* Task to complete
Leave out the images; return the rest of the data exactly.

-----

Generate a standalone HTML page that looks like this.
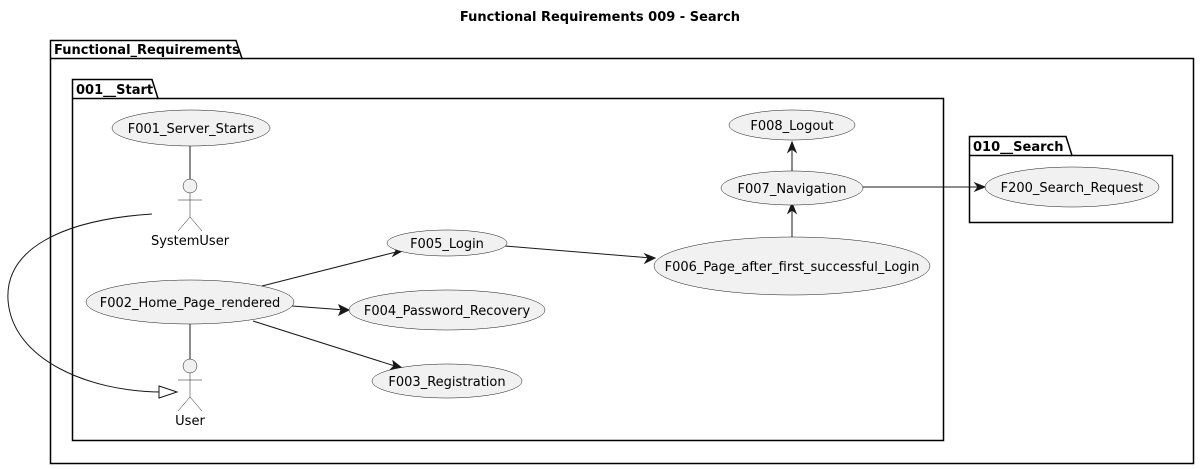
<!DOCTYPE html>
<html><head><meta charset="utf-8"><style>
html,body{margin:0;padding:0;background:#fff;}
svg{display:block;}
text{font-family:"DejaVu Sans","Liberation Sans",sans-serif;font-size:13px;fill:#000;}
.b{font-weight:bold;}
.e{fill:#f1f1f1;stroke:#181818;stroke-width:0.5;}
.l{stroke:#181818;stroke-width:1;fill:none;}
.a{fill:#181818;stroke:#181818;}
.act{fill:none;stroke:#181818;stroke-width:0.5;}
</style></head><body>
<svg width="1200" height="469" viewBox="0 0 1200 469" xmlns="http://www.w3.org/2000/svg">
<text x="600" y="21" text-anchor="middle" class="b" style="font-size:13px">Functional Requirements 009 - Search</text>

<!-- outer package -->
<path d="M50.5,40.5 L236,40.5 L242,58.5 L1193.5,58.5 L1193.5,463.5 L50.5,463.5 Z" fill="none" stroke="#000" stroke-width="1.5"/>
<line x1="50.5" y1="58.5" x2="242" y2="58.5" stroke="#000" stroke-width="1.5"/>
<text x="54" y="54" class="b">Functional_Requirements</text>

<!-- 001 package -->
<path d="M72.5,79.5 L152,79.5 L158,98.5 L943.5,98.5 L943.5,440.5 L72.5,440.5 Z" fill="none" stroke="#000" stroke-width="1.5"/>
<line x1="72.5" y1="98.5" x2="158" y2="98.5" stroke="#000" stroke-width="1.5"/>
<text x="76" y="94" class="b">001__Start</text>

<!-- 010 package -->
<path d="M969.5,136.5 L1066,136.5 L1072,155.5 L1172.5,155.5 L1172.5,222.5 L969.5,222.5 Z" fill="none" stroke="#000" stroke-width="1.5"/>
<line x1="969.5" y1="155.5" x2="1072" y2="155.5" stroke="#000" stroke-width="1.5"/>
<text x="973" y="151" class="b">010__Search</text>

<!-- connectors -->
<line class="l" x1="190" y1="146" x2="190" y2="179"/>
<line class="l" x1="190" y1="323" x2="190" y2="359"/>
<line class="l" x1="262" y1="286" x2="400" y2="251"/>
<polygon class="a" points="404,250 394,247 396,251 393,256"/>
<line class="l" x1="292" y1="306" x2="345" y2="310"/>
<polygon class="a" points="349,310 339,305 341,310 339,315"/>
<line class="l" x1="253" y1="321" x2="398" y2="367"/>
<polygon class="a" points="402,368 393,361 394,366 390,370"/>
<line class="l" x1="505" y1="246" x2="651" y2="258"/>
<polygon class="a" points="655,258 645,254 648,258 645,263"/>
<line class="l" x1="792" y1="237" x2="792" y2="207"/>
<polygon class="a" points="792,203 788,213 792,210 796,213"/>
<line class="l" x1="792" y1="171" x2="792" y2="146"/>
<polygon class="a" points="792,142 788,152 792,149 796,152"/>
<line class="l" x1="862" y1="187" x2="981" y2="187"/>
<polygon class="a" points="985,187 975,183 978,187 975,191"/>

<!-- generalization -->
<path class="l" d="M152,214 C60,220 5,250 8,300 C12,360 90,392 162,392" />
<polygon points="177,392 159,386 159,398" fill="#fff" stroke="#181818" stroke-width="1"/>

<!-- use cases -->
<ellipse class="e" cx="191" cy="128" rx="79" ry="18"/>
<text x="191" y="133" text-anchor="middle">F001_Server_Starts</text>
<ellipse class="e" cx="190" cy="302" rx="104" ry="22"/>
<text x="190" y="307" text-anchor="middle">F002_Home_Page_rendered</text>
<ellipse class="e" cx="447" cy="243" rx="60" ry="13"/>
<text x="447" y="248" text-anchor="middle">F005_Login</text>
<ellipse class="e" cx="447" cy="310" rx="98" ry="20"/>
<text x="447" y="315" text-anchor="middle">F004_Password_Recovery</text>
<ellipse class="e" cx="447" cy="381" rx="75" ry="17"/>
<text x="447" y="386" text-anchor="middle">F003_Registration</text>
<ellipse class="e" cx="792" cy="266" rx="138" ry="29"/>
<text x="792" y="271" text-anchor="middle">F006_Page_after_first_successful_Login</text>
<ellipse class="e" cx="792" cy="188" rx="71" ry="17"/>
<text x="792" y="193" text-anchor="middle">F007_Navigation</text>
<ellipse class="e" cx="792" cy="125" rx="63" ry="15"/>
<text x="792" y="130" text-anchor="middle">F008_Logout</text>
<ellipse class="e" cx="1072" cy="187" rx="87" ry="20"/>
<text x="1072" y="192" text-anchor="middle">F200_Search_Request</text>

<!-- actors -->
<g>
<circle cx="190" cy="186" r="7" fill="#f1f1f1" stroke="#181818" stroke-width="0.5"/>
<path class="act" d="M190,193 V217 M178,200 H202 M178,231 L190,217 L202,231"/>
<text x="190" y="245" text-anchor="middle">SystemUser</text>
</g>
<g>
<circle cx="190" cy="366" r="7" fill="#f1f1f1" stroke="#181818" stroke-width="0.5"/>
<path class="act" d="M190,373 V397 M178,380 H202 M178,411 L190,397 L202,411"/>
<text x="190" y="425" text-anchor="middle">User</text>
</g>
</svg>
</body></html>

-----

* Solution to the exercise
Generate a standalone HTML page that looks like this.
<!DOCTYPE html>
<html><head><meta charset="utf-8"><style>
html,body{margin:0;padding:0;background:#fff;}
svg{display:block;}
text{font-family:"DejaVu Sans","Liberation Sans",sans-serif;font-size:13px;fill:#000;}
.b{font-weight:bold;}
.e{fill:#f1f1f1;stroke:#181818;stroke-width:0.5;}
.l{stroke:#181818;stroke-width:1;fill:none;}
.a{fill:#181818;stroke:#181818;}
.act{fill:none;stroke:#181818;stroke-width:0.5;}
</style></head><body>
<svg width="1200" height="469" viewBox="0 0 1200 469" xmlns="http://www.w3.org/2000/svg">
<text x="600" y="21" text-anchor="middle" class="b" style="font-size:13px">Functional Requirements 009 - Search</text>

<!-- outer package -->
<path d="M50.5,40.5 L236,40.5 L242,58.5 L1193.5,58.5 L1193.5,463.5 L50.5,463.5 Z" fill="none" stroke="#000" stroke-width="1.5"/>
<line x1="50.5" y1="58.5" x2="242" y2="58.5" stroke="#000" stroke-width="1.5"/>
<text x="54" y="54" class="b">Functional_Requirements</text>

<!-- 001 package -->
<path d="M72.5,79.5 L152,79.5 L158,98.5 L943.5,98.5 L943.5,440.5 L72.5,440.5 Z" fill="none" stroke="#000" stroke-width="1.5"/>
<line x1="72.5" y1="98.5" x2="158" y2="98.5" stroke="#000" stroke-width="1.5"/>
<text x="76" y="94" class="b">001__Start</text>

<!-- 010 package -->
<path d="M969.5,136.5 L1066,136.5 L1072,155.5 L1172.5,155.5 L1172.5,222.5 L969.5,222.5 Z" fill="none" stroke="#000" stroke-width="1.5"/>
<line x1="969.5" y1="155.5" x2="1072" y2="155.5" stroke="#000" stroke-width="1.5"/>
<text x="973" y="151" class="b">010__Search</text>

<!-- connectors -->
<line class="l" x1="190" y1="146" x2="190" y2="179"/>
<line class="l" x1="190" y1="323" x2="190" y2="359"/>
<line class="l" x1="262" y1="286" x2="400" y2="251"/>
<polygon class="a" points="404,250 394,247 396,251 393,256"/>
<line class="l" x1="292" y1="306" x2="345" y2="310"/>
<polygon class="a" points="349,310 339,305 341,310 339,315"/>
<line class="l" x1="253" y1="321" x2="398" y2="367"/>
<polygon class="a" points="402,368 393,361 394,366 390,370"/>
<line class="l" x1="505" y1="246" x2="651" y2="258"/>
<polygon class="a" points="655,258 645,254 648,258 645,263"/>
<line class="l" x1="792" y1="237" x2="792" y2="207"/>
<polygon class="a" points="792,203 788,213 792,210 796,213"/>
<line class="l" x1="792" y1="171" x2="792" y2="146"/>
<polygon class="a" points="792,142 788,152 792,149 796,152"/>
<line class="l" x1="862" y1="187" x2="981" y2="187"/>
<polygon class="a" points="985,187 975,183 978,187 975,191"/>

<!-- generalization -->
<path class="l" d="M152,214 C60,220 5,250 8,300 C12,360 90,392 162,392" />
<polygon points="177,392 159,386 159,398" fill="#fff" stroke="#181818" stroke-width="1"/>

<!-- use cases -->
<ellipse class="e" cx="191" cy="128" rx="79" ry="18"/>
<text x="191" y="133" text-anchor="middle">F001_Server_Starts</text>
<ellipse class="e" cx="190" cy="302" rx="104" ry="22"/>
<text x="190" y="307" text-anchor="middle">F002_Home_Page_rendered</text>
<ellipse class="e" cx="447" cy="243" rx="60" ry="13"/>
<text x="447" y="248" text-anchor="middle">F005_Login</text>
<ellipse class="e" cx="447" cy="310" rx="98" ry="20"/>
<text x="447" y="315" text-anchor="middle">F004_Password_Recovery</text>
<ellipse class="e" cx="447" cy="381" rx="75" ry="17"/>
<text x="447" y="386" text-anchor="middle">F003_Registration</text>
<ellipse class="e" cx="792" cy="266" rx="138" ry="29"/>
<text x="792" y="271" text-anchor="middle">F006_Page_after_first_successful_Login</text>
<ellipse class="e" cx="792" cy="188" rx="71" ry="17"/>
<text x="792" y="193" text-anchor="middle">F007_Navigation</text>
<ellipse class="e" cx="792" cy="125" rx="63" ry="15"/>
<text x="792" y="130" text-anchor="middle">F008_Logout</text>
<ellipse class="e" cx="1072" cy="187" rx="87" ry="20"/>
<text x="1072" y="192" text-anchor="middle">F200_Search_Request</text>

<!-- actors -->
<g>
<circle cx="190" cy="186" r="7" fill="#f1f1f1" stroke="#181818" stroke-width="0.5"/>
<path class="act" d="M190,193 V217 M178,200 H202 M178,231 L190,217 L202,231"/>
<text x="190" y="245" text-anchor="middle">SystemUser</text>
</g>
<g>
<circle cx="190" cy="366" r="7" fill="#f1f1f1" stroke="#181818" stroke-width="0.5"/>
<path class="act" d="M190,373 V397 M178,380 H202 M178,411 L190,397 L202,411"/>
<text x="190" y="425" text-anchor="middle">User</text>
</g>
</svg>
</body></html>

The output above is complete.